Often the pre-race hype fails to match the main event.
On this occasion, the running of the Group 1 Kingston Town Classic, it delivered so much more and then some.
At the conclusion of a hard-fought 1800 metres, only a nose separated two combatants.
That they were from the same stable only added to the sense of theatre and drama.
Like two gladiatorial warriors in a fight ring, they went toe-for-toe and refused to yield.
One, a rising star that looks every inch a budding champion, the other, an established hero, looking to knock off her younger rival.
But in boxing parlance Perfect Reflection, the challenger, wins the battle in a narrow points decision.
Delicacy, the favourite, loses the contest but wins admirers for a rousing performance.
In a race for the ages, Perfect Reflection, ridden by William Pike, raced by leviathan owner-breeder, Bob Peters, and trained by Grant Williams, defeated last season’s Australian Champion 3-Year-Old-Filly-of-the-Year, Delicacy, by a nose.
Etching her name into the record books, the daughter of More Than Ready became the first three-year-old filly to win the Kingston Town Classic since it was first run in 1976.

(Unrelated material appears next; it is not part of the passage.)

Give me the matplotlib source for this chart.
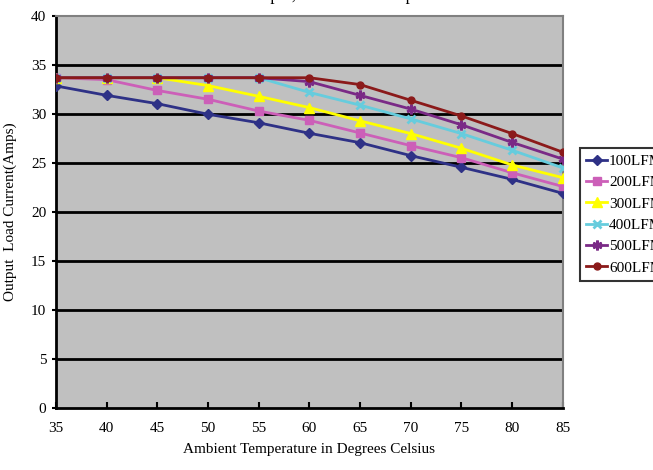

“She is a nice filly but I didn’t think she could do what she did,” Peters said.
Jockey William Pike has won a host of major WA races but the Kingston Town Classic was one that had slipped through his grasp.
The closest the champion hoop got previously was last year with Disposition and the enigmatic Ranger in 2011.
His effort to waste hard during the week and ride Perfect Rejection on the 50kg minimum, payed off in spectacular fashion.
He had enough muscle to send Perfect Reflection to the lead at the top of the straight and hold out a rampaging Delicacy.
“I actually got to the front too early and it left me vulnerable, but she has such a good finish,” Pike said.
“She feels so nice and the way she lengthens it feels effortless.
“She has a lot of good attributes but next year we will know how good she is.”
Peter Hall was left to rue what would have been his third Group 1 of the year after he combined with Delicacy in the Australasian Oaks (2000m) and South Australian Derby (2500m) at Morphettville in May.
An emotional Hall said his courageous mare could not have done any more to win the race.
“This horse is so special and it was my chance to win a Group 1 in WA,” Hall said.
“You saw today (Saturday) why she was voted Australian 3-Year-Old-Filly of the Year.”
Perfect Reflection and Delicacy were the main actors on the Kingston Town stage with a further 4 ½ lengths to Dark Musket, who ran out of his skin, third.
The support cast, headed by German raider, Magic Artist, hardly raised a bead of sweat, fading to finish 13th and 24 lengths from the winner.
It ends a miserable Australian campaign for connections and trainer, Andreas Wohler, after his two luckless runs in the Mackinnon Stakes (2000m) and Emirates Stakes (1600m) in Melbourne.